PyODPS provides a series of configuration options, which can be obtained through odps.options. Here is a simple example:

from odps import options
# configure lifecycle for all output tables (option lifecycle)
options.lifecycle = 30
# handle string type as bytes when downloading with Tunnel (option tunnel.string_as_binary)
options.tunnel.string_as_binary = True
# get more records when sorting the DataFrame with MaxCompute
options.df.odps.sort.limit = 100000000

The following lists configurable MaxCompute options:

General configurations

Option

Description

Default value

endpoint

MaxCompute Endpoint

None

default_project

Default project

None

logview_host

LogView host name

None

logview_hours

LogView holding time (hours)

24

local_timezone

Used time zone.

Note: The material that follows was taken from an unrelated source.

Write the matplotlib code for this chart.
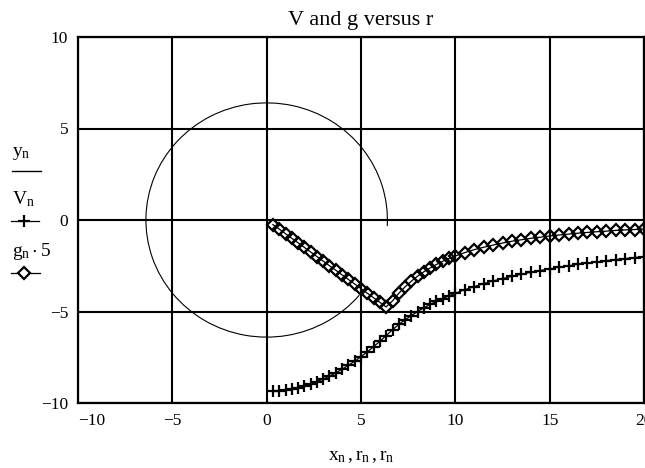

None indicates that PyODPS takes no actions, True indicates local time, and False indicates UTC. The time zone of pytz package can also be used.

None

lifecycle

Life cycles of all tables

None

verify_ssl

Verify SSL certificate of the server end

True

temp_lifecycle

Life cycles of temporary tables

1

biz_id

User ID

None

verbose

Whether to print logs

False

verbose_log

Log receiver

None

chunk_size

Size of write buffer

65536

retry_times

Request retry times

4

pool_connections

Number of cached connections in the connection pool

10

pool_maxsize

Maximum capacity of the connection pool

10

connect_timeout

Connection time-out

120

read_timeout

Read time-out

120

api_proxy

Proxy address for APIs

None

data_proxy

Proxy address for data transfer

None

completion_size

Limit on the number of object complete listing items

10

table_auto_flush_time

Data submission interval when uploading data with table.open_writer

150

display.notebook_widget

Use interactive plugins

True

sql.settings

Global hints for MaxCompute SQL

None

sql.use_odps2_extension

Enable MaxCompute 2.0 language extension

None

sql.always_enable_schema

Enable Schema level under any scenario

None

Data upload/download configurations

Option

Description

Default value

tunnel.endpoint

Tunnel Endpoint

None

tunnel.use_instance_tunnel

Use Instance Tunnel to obtain the execution result

True

tunnel.limit_instance_tunnel

Limit the number of results obtained by Instance Tunnel

None

tunnel.string_as_binary

Use bytes instead of unicode in the string type

False

tunnel.quota_name

Name of the tunnel quota to use

False

tunnel.block_buffer_size

Buffer size for block tunnel writers

20 * 1024 ** 2

DataFrame configurations

Option

Description

Default value

interactive

Whether in an interactive environment

Depend on the detection value

df.analyze

Whether to enable non-MaxCompute built-in functions

True

df.optimize

Whether to enable DataFrame overall optimization

True

df.optimizes.pp

Whether to enable DataFrame predicate push down optimization

True

df.optimizes.cp

Whether to enable DataFrame column tailoring optimization

True

df.optimizes.tunnel

Whether to enable DataFrame tunnel optimization

True

df.quote

Whether to use `` to mark fields and table names at the end of MaxCompute SQL

True

df.image

Image name that is used for DataFrame running

None

df.libraries

Third-party library (resource name) that is used for DataFrame running

None

df.supersede_libraries

Use uploaded package resource to supersede the version provided by MaxCompute

True

df.odps.sort.limit

Limit count when sort is performed

10000